The investment required for such infrastructure development is substantial, particularly given current market conditions. Taylor emphasises that while long-term growth is important, it is not critical in the short-to-medium term because there is a lot of conventional power that needs to be replaced. That said, he warns that cost of capital and inflation are critical, particularly now that the prevalence of centrally reported revenue models is reducing.

Looking at the UK specifically, progress has been mixed. “While the country is a leader in offshore wind energy, with ambitious goals for wind capacity expansion, managing the variability of renewable energy output remains a key challenge,” Davenport observes. “The transition to a more flexible grid is happening, but the current infrastructure and systems are often viewed as not yet fully capable of handling the dynamic, decentralised energy flows that will come with a greater share of renewables.”

Creating an enabling environment

The path forward requires not just technological innovation, but also new approaches to funding and implementing these solutions.

For example, White advocates for targeted support mechanisms, such as a carbon feed-in tariff: “A carbon feed-in tariff of £100–200 per tonne would be transformational,” he says. “It would support early revenues for first-of-a-kind technology demonstrations, reduce CO₂ costs for UK consumers, improve security of supply, and kickstart a UK engineering supply chain for next-generation carbon capture modules.”

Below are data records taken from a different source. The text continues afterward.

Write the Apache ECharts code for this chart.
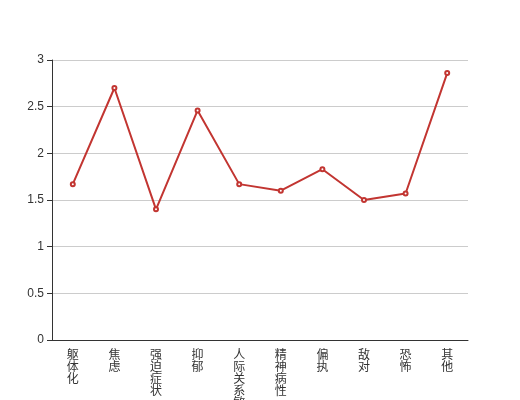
<!DOCTYPE html>
<html><head><meta charset="utf-8">
<script src="https://cdn.jsdelivr.net/npm/echarts@6/dist/echarts.min.js"></script>
<style>html,body{margin:0;padding:0;background:#fff}#c{width:520px;height:400px}</style>
</head><body><div id="c"></div>
<script>
const categories = ['躯体化','焦虑','强迫症状','抑郁','人际关系敏感','精神病性','偏执','敌对','恐怖','其他'];
const values = [1.67, 2.70, 1.40, 2.46, 1.67, 1.60, 1.83, 1.50, 1.57, 2.86];
const yTicks = [0, 0.5, 1, 1.5, 2, 2.5, 3];
const chart = echarts.init(document.getElementById('c'), null, {renderer:'canvas'});
chart.setOption({
  animation:false,
  grid:{left:52,right:52,top:60,bottom:60,containLabel:false,outerBoundsMode:'none'},
  xAxis:{type:'category',data:categories,boundaryGap:true,
    axisLine:{lineStyle:{color:'#333'}},axisTick:{lineStyle:{color:'#333'}},
    axisLabel:{color:'#333',fontSize:12,lineHeight:12,interval:0,fontFamily:'Noto Sans CJK SC',
      formatter:v=>v.split('').join('\n')}},
  yAxis:{type:'value',min:yTicks[0],max:yTicks[yTicks.length-1],interval:0.5,
    axisLine:{show:true,lineStyle:{color:'#333'}},axisTick:{show:true,lineStyle:{color:'#333'}},
    axisLabel:{color:'#333',fontSize:12},
    splitLine:{lineStyle:{color:'#ccc'}}},
  series:[{type:'line',data:values,symbol:'emptyCircle',symbolSize:4,
    itemStyle:{color:'#c23531'},lineStyle:{width:2,color:'#c23531'}}]
});
</script></body></html>
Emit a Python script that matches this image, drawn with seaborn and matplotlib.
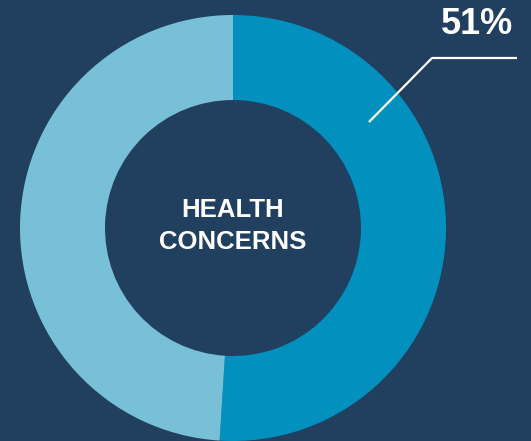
import matplotlib
matplotlib.use("Agg")
import matplotlib.pyplot as plt
import seaborn as sns

# Share of respondents citing health concerns
categories = ["Health concerns", "Other"]
shares = [51, 49]
slice_colors = ["#0291be", "#78c0d8"]
center_label = "HEALTH\nCONCERNS"
value_label = "51%"

BG = "#21405f"

sns.set_theme(style="white")
plt.rcParams["font.family"] = ["Liberation Sans", "DejaVu Sans"]

W, H = 531, 441
fig = plt.figure(figsize=(W / 100, H / 100), dpi=100, facecolor=BG)
ax = fig.add_axes([0, 0, 1, 1])
ax.set_facecolor(BG)

cx, cy, r = 233, H - 228, 213
ax.pie(
    shares,
    colors=slice_colors,
    startangle=90,
    counterclock=False,
    center=(cx, cy),
    radius=r,
    wedgeprops=dict(width=r - 128, linewidth=0),
    frame=True,
)
ax.set_xlim(0, W)
ax.set_ylim(0, H)
ax.set_aspect("equal")
ax.axis("off")

ax.text(cx, H - 226, center_label, ha="center", va="center", color="white",
        fontsize=18.5, fontweight="bold", linespacing=1.38)

# Leader line from the highlighted slice to its value
ax.plot([369, 432, 517], [H - 122, H - 58, H - 58], color="white", lw=1.6,
        solid_capstyle="butt")
ax.text(477, H - 25, value_label, ha="center", va="center", color="white",
        fontsize=26, fontweight="bold")

fig.savefig("out.png", dpi=100, facecolor=BG)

As the industry looks to 2025 and beyond, the focus must shift from setting targets to creating conditions that enable their achievement.

This means investing in new technologies as well as building the infrastructure, policy frameworks and market mechanisms needed to support them. Only through a joined-up approach can the setbacks of 2024 be transformed into a foundation for a more sustainable and resilient energy future. The burning question now is: are we ready to rise to the occasion?


A view from Aberdeen

As Chief Executive of the Aberdeen and Grampian Chamber of Commerce (AGCC), Russell Borthwick represents the interests of 1,300 companies collectively employing more than 100,000 people. With around a third of its members operating in the energy supply chain, the AGCC represents a region at the heart of the UK’s energy sector. The city is also set to host the UK government’s new GB Energy organisation, tasked with driving clean energy deployment.

For Borthwick, the current energy transition discourse needs refinement. “The energy transition debate needs to mature because, at the moment, it is too polarised,” he explains. “Transition means change over time, and our concern is that the decline of the North Sea oil and gas industry is accelerating before enough scalable and bankable renewable energy projects come into play.”

The region faces a critical challenge in retaining its expertise. “Aberdeen and our region are home to the world’s best energy supply chain and talent,” Borthwick notes. “What our member companies need is profitable and secure projects to work on, and at the moment, they are being forced to take on work overseas. This exodus of talent and resources could undermine the UK’s clean energy ambitions.”

While acknowledging the imperative to decarbonise, Borthwick questions the proposed timeline. Currently, oil and gas accounts for around 75% of UK energy use, and even by 2050 and the net-zero scenario, the government’s own Climate Change Committee acknowledges that gas, in particular, will still be part of the energy mix. The UK’s increasing reliance on gas imports – projected to reach 80% by 2030 – raises additional environmental concerns, as imported LNG brings with it a carbon footprint more than four times greater than that of domestically sourced supply.

For Aberdeen, the opportunity is clear but depends on careful management of the transition. “If we get the pace of the transition right,” Borthwick says, “there is massive potential for the North East of Scotland to become the UK’s clean energy hub.”